Gray v. Seaboard Securities, Inc.

788 N.Y.S.2d 471 | N.Y. App. Div. | 2005

Carpinello, J. Appeal from an order of the Supreme Court (Kavanagh, J.), entered October 31, 2003 in Ulster County, which, inter alia, granted defendants’ motion to dismiss the first cause of action of the complaint.

At issue on this appeal is the propriety of an order of Supreme Court dismissing plaintiffs’ cause of action under General Business Law § 349, which provides a civil remedy for deceptive business practices. The gravamen of plaintiffs’ complaint is that they were induced to do business with defendant Seaboard Securities, Inc., a purported “full service” brokerage firm, based upon representations that defendants would provide plaintiffs with proprietary research to assist them in the purchase of securities. Plaintiffs further allege that, in reliance on these representations, they opened a sizable trading account with Seaboard, purchased numerous stocks in accordance with defendants’ recommendations and paid “full service” brokerage commissions, but that defendants failed to provide the promised investment advice. This conduct, plaintiffs allege, constituted a prohibited deceptive business practice within the ambit of General Business Law § 349 thereby providing a basis to recover *853the difference between the “full service” commissions they paid and the amounts they would have paid for the same stock transactions executed by a “discount” or Internet brokerage firm.

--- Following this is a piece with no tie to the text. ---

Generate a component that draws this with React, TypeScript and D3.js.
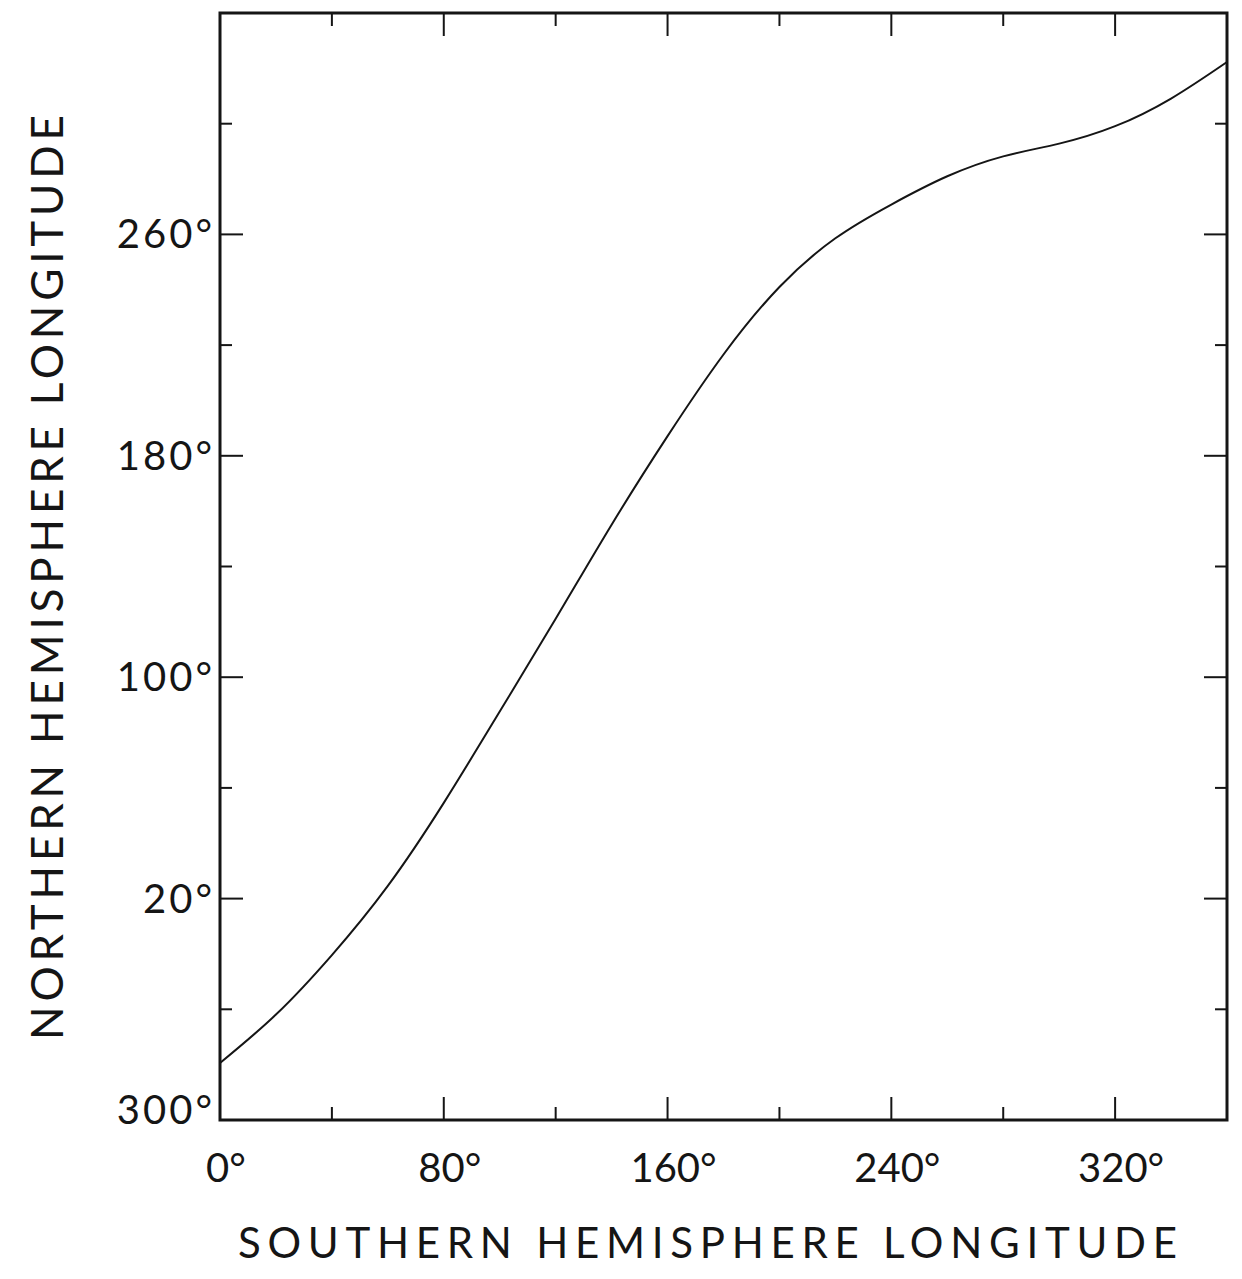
import React, { useEffect, useRef } from "react";
import * as d3 from "d3";

// southern hemisphere longitude (deg), read every 20 deg
const southLon = [0, 20, 40, 60, 80, 100, 120, 140, 160, 180, 200, 220, 240, 260, 280, 300, 320, 340, 360];
// northern hemisphere longitude, unwrapped (300..700 means 300..360..340)
const northLon = [320.6, 338.1, 359.6, 384.6, 414.6, 447.6, 481.1, 515.1, 547.1, 576.6, 601, 618.6, 630.8, 641, 648.2, 652.8, 659.1, 669.1, 682.3];

const xTickVals = [0, 40, 80, 120, 160, 200, 240, 280, 320, 360];
const xLabelVals = [0, 80, 160, 240, 320];
const yTickVals = [300, 340, 380, 420, 460, 500, 540, 580, 620, 660, 700];
const yLabelVals = [300, 380, 460, 540, 620];

const xTitle = "SOUTHERN  HEMISPHERE  LONGITUDE";
const yTitle = "NORTHERN  HEMISPHERE  LONGITUDE";

const App = () => {
  const ref = useRef(null);

  useEffect(() => {
    if (!ref.current) return;
    const svg = d3.select(ref.current);
    svg.selectAll("*").remove();

    const left = 220, right = 1227, top = 13, bottom = 1120;
    const ink = "#151515";
    const font = "Lato, 'DejaVu Sans', sans-serif";

    const x = d3.scaleLinear().domain([0, 360]).range([left, right]);
    const y = d3.scaleLinear().domain([300, 700]).range([bottom, top]);

    const isLongX = (v) => v % 80 === 0;
    const isLongY = (v) => (v - 300) % 80 === 0;

    // ticks, all pointing inward
    const g = svg.append("g").attr("stroke", ink).attr("stroke-width", 2);
    xTickVals.filter((v) => v > 0 && v < 360).forEach((v) => {
      const len = isLongX(v) ? 23 : 13;
      g.append("line").attr("x1", x(v)).attr("x2", x(v)).attr("y1", bottom).attr("y2", bottom - len);
      g.append("line").attr("x1", x(v)).attr("x2", x(v)).attr("y1", top).attr("y2", top + len);
    });
    yTickVals.filter((v) => v > 300 && v < 700).forEach((v) => {
      const len = isLongY(v) ? 23 : 12;
      g.append("line").attr("y1", y(v)).attr("y2", y(v)).attr("x1", left).attr("x2", left + len);
      g.append("line").attr("y1", y(v)).attr("y2", y(v)).attr("x1", right).attr("x2", right - len);
    });

    // frame
    svg.append("rect")
      .attr("x", left).attr("y", top)
      .attr("width", right - left).attr("height", bottom - top)
      .attr("fill", "none").attr("stroke", ink).attr("stroke-width", 3);

    // curve
    const line = d3.line()
      .x((d, i) => x(southLon[i]))
      .y((d) => y(d))
      .curve(d3.curveNatural);
    svg.append("path")
      .datum(northLon)
      .attr("fill", "none")
      .attr("stroke", ink)
      .attr("stroke-width", 2)
      .attr("d", line);

    // x labels
    svg.append("g").selectAll("text")
      .data(xLabelVals).enter().append("text")
      .attr("x", (d) => x(d) + 6)
      .attr("y", 1182)
      .attr("text-anchor", "middle")
      .attr("font-family", font)
      .attr("font-size", 40)
      .attr("fill", ink)
      .text((d) => `${d}°`);

    // y labels (wrapped longitudes)
    svg.append("g").selectAll("text")
      .data(yLabelVals).enter().append("text")
      .attr("x", 215)
      .attr("y", (d) => y(d) + 14 - (d === 300 ? 10 : 0))
      .attr("text-anchor", "end")
      .attr("font-family", font)
      .attr("font-size", 40)
      .attr("letter-spacing", 3)
      .attr("fill", ink)
      .text((d) => `${d % 360}°`);

    // axis titles
    svg.append("text")
      .attr("x", 238).attr("y", 1258)
      .attr("textLength", 939).attr("lengthAdjust", "spacing")
      .attr("font-family", font).attr("font-size", 42)
      .attr("fill", ink)
      .text(xTitle);

    svg.append("text")
      .attr("transform", "translate(63,1040) rotate(-90)")
      .attr("textLength", 925).attr("lengthAdjust", "spacing")
      .attr("font-family", font).attr("font-size", 44)
      .attr("fill", ink)
      .text(yTitle);
  }, []);

  return (
    <svg
      ref={ref}
      width={1242}
      height={1279}
      style={{ position: "absolute", left: 0, top: 0, background: "#fff" }}
    />
  );
};

export default App;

Plaintiffs posit two principal arguments for reversal of Supreme Court’s finding that General Business Law § 349 does not apply to their securities transactions. First, they allege that there is no “wholesale exclusion” for securities transactions under General Business Law § 349. Second, even if there were such an exclusion, they argue that their claims do not involve securities transactions per se but rather relate to the furnishing of services, i.e., the promised but not provided investment advice. We reject both arguments.

As this Court has recently observed, “in order to plead and prove a claim under this statute, a plaintiff must make a threshold showing that the challenged act or practice was consumer oriented, that is, it must have a broad impact on consumers at large” (U.W. Marx, Inc. v Bonded Concrete, Inc., 7 AD3d 856, 858 [2004] [emphasis added]; see Green Harbour Homeowners' Assn. v G.H. Dev. & Constr., 307 AD2d 465, 468 [2003], lv dismissed 100 NY2d 640 [2003]). The vast majority of courts which have considered the issue have found General Business Law § 349 inapplicable to securities transactions for essentially two reasons. As aptly outlined in Morris v Gilbert (649 F Supp 1491, 1497 [1986]), individuals do not generally purchase securities in the same manner as traditional consumer products, such as vehicles, appliances or groceries since “securities are purchased as investments, not as goods to be ‘consumed’ or ‘used.’ ” Moreover, because the securities arena is one which is highly regulated by the federal government, it is questionable that the “legislature intended to give securities investors an added measure of protection beyond that provided by the securities acts” (id. at 1497; see Fesseha v TD Waterhouse Inv. Servs., 305 AD2d 268, 268 [2003]; Matter of Dean Witter Managed Futures Ltd. Partnership Litig., 282 AD2d 271, 272 [2001]; Schwarz v Bear Stearns Cos., 266 AD2d 133 [1999]; Smith v Triad Mfg. Group, 255 AD2d 962, 964 [1998]; In re Sterling Foster & Co., Inc., Sec. Litig., 222 F Supp 2d 216, 285-287 [2002]; Cyber Media Group, Inc. v Island Mtge. Network, Inc., 183 F Supp 2d 559, 581 [2002]; see also General Business Law § 349 [d]; but see Scalp & Blade v Advest, Inc., 281 AD2d 882, 883 [2001]).

Thus, the clear weight of authority is that claims arising out of securities transactions are not the type of consumer transactions for which General Business Law § 349 was intended to *854provide a remedy. Further, we decline to adopt the distinction proffered by plaintiffs, namely, that their deceptive business practice claim relates to the service of providing investment advice and not to the purchase of securities themselves. Simply stated, we view the promised advice as clearly “ancillary to the purchase of securities” (Berger v E*Trade Group, Sup Ct, NY County, Mar. 28, 2000, Shainswit, J.).*

To the extent not addressed, plaintiffs’ remaining contentions have been considered and rejected as being without merit.

Peters, J.P., Mugglin and Lahtinen, JJ, concur. Ordered that the order is affirmed, with costs.

We specifically make no finding as to whether plaintiffs’ first cause of action is preempted under the Securities Litigation Uniform Standards Act of 1998 (15 USC §§ 77p, 78bb [f]), a matter currently being litigated in the federal courts (see Gray v Seaboard Sec., 241 F Supp 2d 213 [2003]).